Now this is all about humour, laugh? You’ll have diarrhoea ‘till doomsday by the time you’ve got through this lot. Down on the Jurassic coast, often referred to as Dorset, the panjandrums of authority, starting with the police have finally lost their marbles, that’s assuming they had any in the first place, and they certainly didn’t have any balls to substitute for them. A woman police officer visited Purbeck School in Wareham to talk about a playground spat, a task vital to the security of our nation.

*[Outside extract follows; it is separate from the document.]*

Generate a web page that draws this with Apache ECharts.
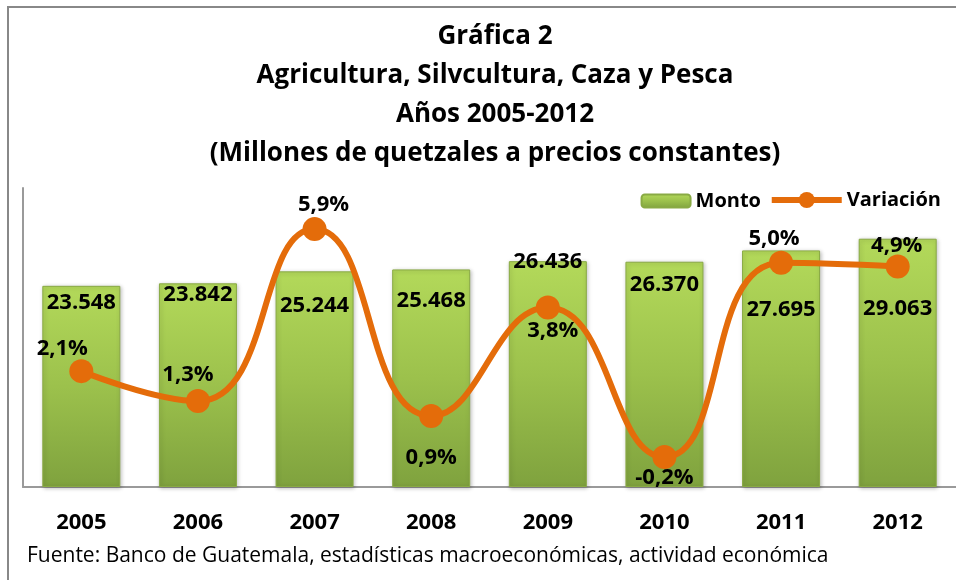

When she was out of the room, the right on P.C was referred to by some of the boys as P.C Nipples. Thirteen year old lads taking notice of a pair of Bristols, whatever next, at that age they should long since have been taught the superiority of homosexuality, and a proper appreciation of a nice pair of nuts. Anyway, the upshot of these remarks was that someone, probably the teacher, undoubtedly constipated with political correctness, immediately rushed off to inform the officer of what had been said about her. The PC, obviously as daft and as humourless as the teacher, set in motion the modern equivalent of an excommunication, a full bell book and candle job.
A “restorative justice conference” was called into being. Apart from the five boys and their parents round the table, there were three uniformed officers and, now get this folks, a plain clothes community safety manager, all that was missing was Jasmine Buggerall-Brown sitting in on the pow-wow and insisting the children should be charged with racism.
But there are a few questions that need to be asked, P.C nipples? Take it from me, thirteen year old lads know the difference between nipples and knockers. What was the dame wearing to illicitate such a comment? Why did such a production have to be mounted? Have they called time on common sense in that neck of the woods? And if the actions of the police are representative of a front line service then the sooner we get those cuts the better.
As the Bard so memorably said “Much ado about nothing.” Hours of time wasted, thousands of pounds down the drain, and all for the want of an old fashioned clip around the ear.